鎌田 災害による被害をできるだけ少なくする対策や取り組みを、「減災」と呼びます。たとえば都心で働く家族が会社の備蓄品で数日過ごせるとわかっているなら、無理に帰宅を急がなくてもいいでしょう。
そうして無理に移動する人を少なくすることで、東日本大震災の時のように帰宅困難者が道路にあふれたり、群衆雪崩(なだれ)などの二次災害を減らすことにもなります。そうして安全を確保できた人たちが、たとえば会社の備蓄品を使ってケガ人の救助にあたるといった活動もできるのです。
岸本 都市部は人口が密集しているぶん災害に弱そうですが、自分が無事であればほかの人を助ける側に回れる、と考えると何だか希望が持てます。
鎌田 家庭にいる方であれば、避難所で炊き出しなどのボランティアを担うこともできるでしょう。

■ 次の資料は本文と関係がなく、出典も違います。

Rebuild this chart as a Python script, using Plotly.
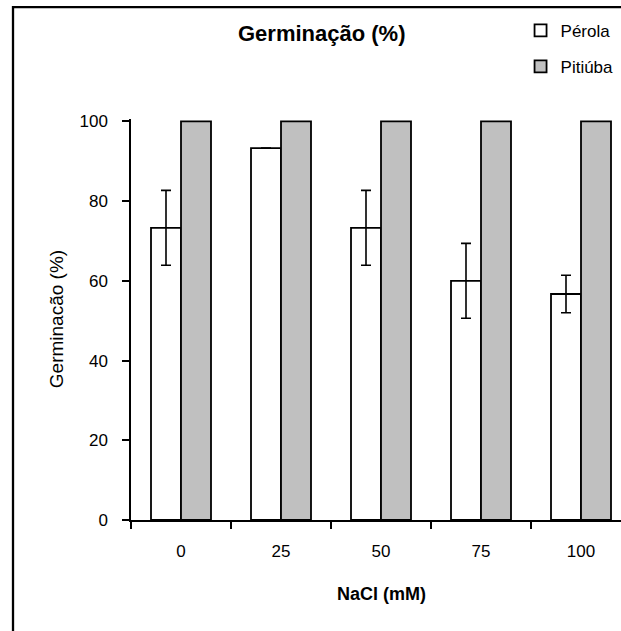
import plotly.graph_objects as go

# NaCl concentrations (mM)
categories = ["0", "25", "50", "75", "100"]

# Germination (%) per cultivar
perola = [73.3, 93.3, 73.3, 60.0, 56.7]
perola_err = [9.4, None, 9.4, 9.4, 4.7]
pitiuba = [100, 100, 100, 100, 100]

y_ticks = [0, 20, 40, 60, 80, 100]

FONT = "Liberation Sans, Arial, sans-serif"

fig = go.Figure()
fig.add_trace(go.Bar(
    x=categories, y=perola, name="Pérola", legendgroup="a",
    marker=dict(color="white", line=dict(color="black", width=1.8)),
    error_y=dict(type="data", array=perola_err, visible=True,
                 color="black", thickness=1.6, width=5),
))
fig.add_trace(go.Bar(
    x=categories, y=pitiuba, name="Pitiúba", legendgroup="b",
    marker=dict(color="#C0C0C0", line=dict(color="black", width=1.8)),
))

fig.update_layout(
    width=621, height=631,
    margin=dict(l=131, r=0, t=119, b=111, autoexpand=False),
    paper_bgcolor="white", plot_bgcolor="white",
    font=dict(family=FONT, size=17, color="black"),
    barmode="group", bargap=0.4, bargroupgap=0,
    showlegend=True,
    legend=dict(x=0.795, xanchor="left", y=1.265, yanchor="top",
                font=dict(size=17), tracegroupgap=11,
                bgcolor="rgba(0,0,0,0)", itemwidth=30),
    xaxis=dict(type="category", range=[-0.5, 4.4], tickson="boundaries",
               ticks="outside", ticklen=7, tickwidth=1.5, tickcolor="black",
               showline=True, linecolor="black", linewidth=1.5,
               showgrid=False, zeroline=False, ticklabelstandoff=15,
               tickfont=dict(size=17)),
    yaxis=dict(range=[0, 100.6], tickvals=y_ticks, ticks="outside",
               ticklen=7, tickwidth=1.5, tickcolor="black",
               showline=True, linecolor="black", linewidth=1.5,
               showgrid=False, zeroline=False, ticklabelstandoff=11,
               tickfont=dict(size=17)),
    annotations=[
        dict(text="<b>Germinação (%)</b>", xref="paper", yref="paper",
             x=0.389, y=1.214, xanchor="center", yanchor="middle",
             showarrow=False, font=dict(size=22)),
        dict(text="<b>NaCl (mM)</b>", xref="paper", yref="paper",
             x=0.5116, y=-0.185, xanchor="center", yanchor="middle",
             showarrow=False, font=dict(size=18)),
        dict(text="Germinacão (%)", xref="paper", yref="paper",
             x=-0.1516, y=0.5, xanchor="center", yanchor="middle",
             textangle=-90, showarrow=False, font=dict(size=19)),
    ],
    shapes=[
        dict(type="rect", xref="paper", yref="paper",
             x0=-0.2408, x1=1.3, y0=-0.6, y1=1.279,
             line=dict(color="black", width=2.3), layer="above"),
    ],
)

fig.write_html("out.html")
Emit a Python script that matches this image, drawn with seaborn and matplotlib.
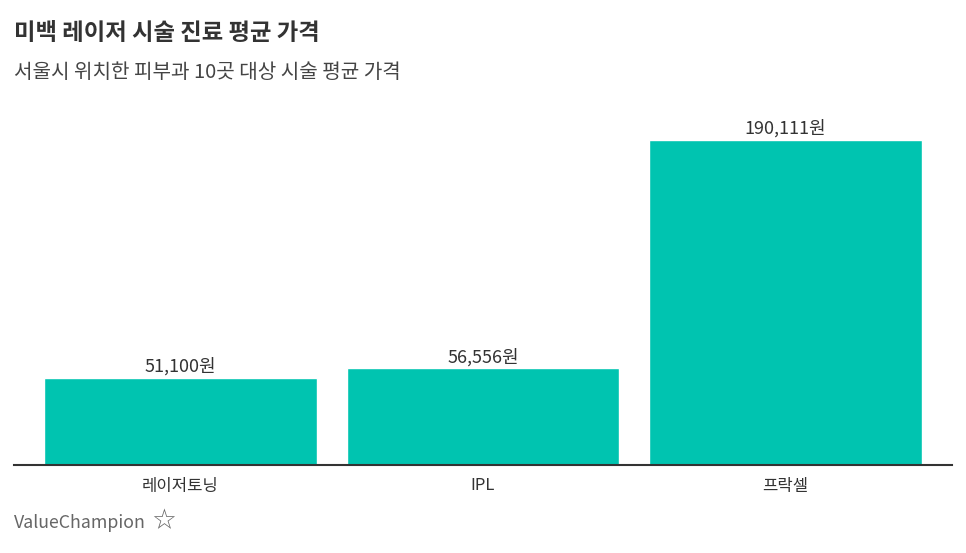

近所で一人暮らしの高齢者がいる家を把握して、救助の人に伝える、といったことも大事な地域貢献です。
岸本 海沿いの街では電柱などの海抜表示を見て、津波の危険がありそうな場所では避難できそうな高い建物を確かめるようになりました。
鎌田 いいですね。そうした地震、津波、火山噴火、川の氾濫など気象災害で予想される被害は、国や自治体が配布しているハザードマップに載っていて、ネットでいつでも閲覧することができます。自宅の周りを散歩しながら、「何か起きた時にはこう逃げて……」とシミュレーションするのもおすすめです。
岸本 近所の人やお友だちと、勉強会を開くのもよさそう。
鎌田 役所の防災担当窓口に相談すれば、場所の提供や講師の紹介を引き受けてくれます。それから私のおすすめは、「防災パーティ」。職場や地域の防災訓練で、担当者は自分が美味しいと思う備蓄品を買っていいことにする。それを避難訓練の日にみんなで食べて、防災について話す機会にすればコミュニケーションも生まれるでしょう。
岸本 一人暮らしが長いと「自力でなんとかしなきゃ」と眉間にシワが寄っていた気がします。みんなで楽しく減災という考え方も一つの希望ですね。